Derek Jensen rammed Ms. Stepple’s vehicle, which was carrying the group of friends bound for the Calgary airport where the young men planned to catch a flight home for Christmas. After the massacre, Mr. Jensen shot himself to death.

Steve Bateman, one of two pastors who officiated the hour-long service at the Evangelical Free Church in front of 850 mourners, offered condolences to the MacLeans and the Craswells, as well as well-wishes to Ms. Conway for a fast and full recovery. There was no mention of Mr. Jensen or his family.

“We live in a dark world and the events of the past week have been a powerful reminder of that darkness in this community,” Mr. Bateman told congregants.

Pastor Ian Lawson acknowledged that there are those who will want to know why this tragedy occurred at all.

“Any attempts to answer will seem hollow and trivial at a time like this,” he said, “The questions are real and they are appropriate.
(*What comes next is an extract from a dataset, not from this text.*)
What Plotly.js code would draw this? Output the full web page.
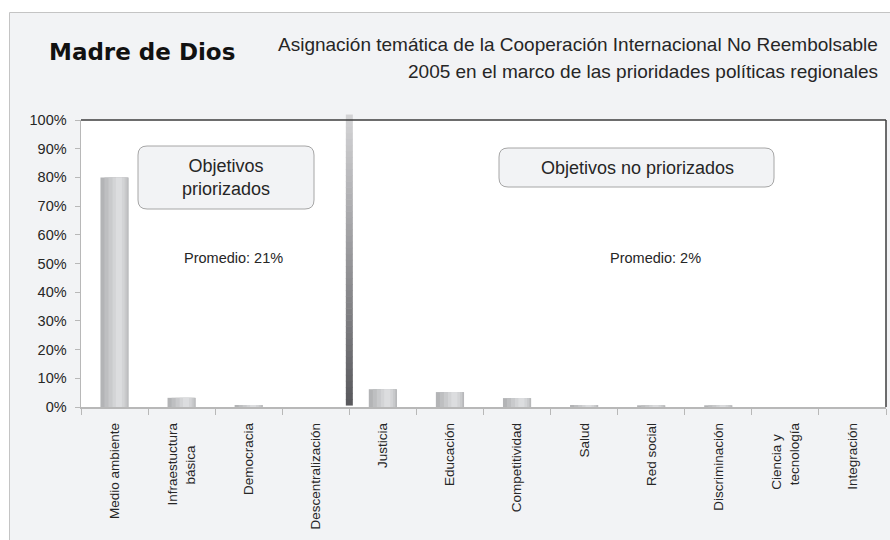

We’re here to support the Stepple family at this time of unimaginable grief.”

Ms. Stepple was recalled as a typical teenager who once threw a massive house party, had slipped out with boys and did doughnuts in a parking lot. She was a dancer and a snowboarder. She once was afraid of clowns, the Easter Bunny and Santa Claus. She enjoyed holidays at the family cabin in the mountains.

She was mature beyond her years and persuasive – so persuasive that after three days of pestering her father Randy for a dog, Mya, a tiny terrier, came into their lives. Cradled in the arms of a friend, Mya acted as an honorary pallbearer.

Ms. Stepple’s mother, Renae, tearfully recited the poem I’m Everyplace to her daughter.

“I loved my Tabitha so much,” she said, weeping, “I just want to thank you all for coming here to be with Tabitha.”

Ms. Stepple was remembered as fiercely protective of her little brother, Nelson.

“We will always miss you,” he said to his big sister, “We will never forget you and we will carry you in our hearts always.”

Before the white casket, adorned with pink gerbera daisies, was whisked from the church, mourners watched a brief video that Ms. Stepple took of herself.

A cellphone camera placed on a vehicle dashboard captures a confident young woman grooving to the music and mugging for the camera.

And for a few minutes, everyone laughed.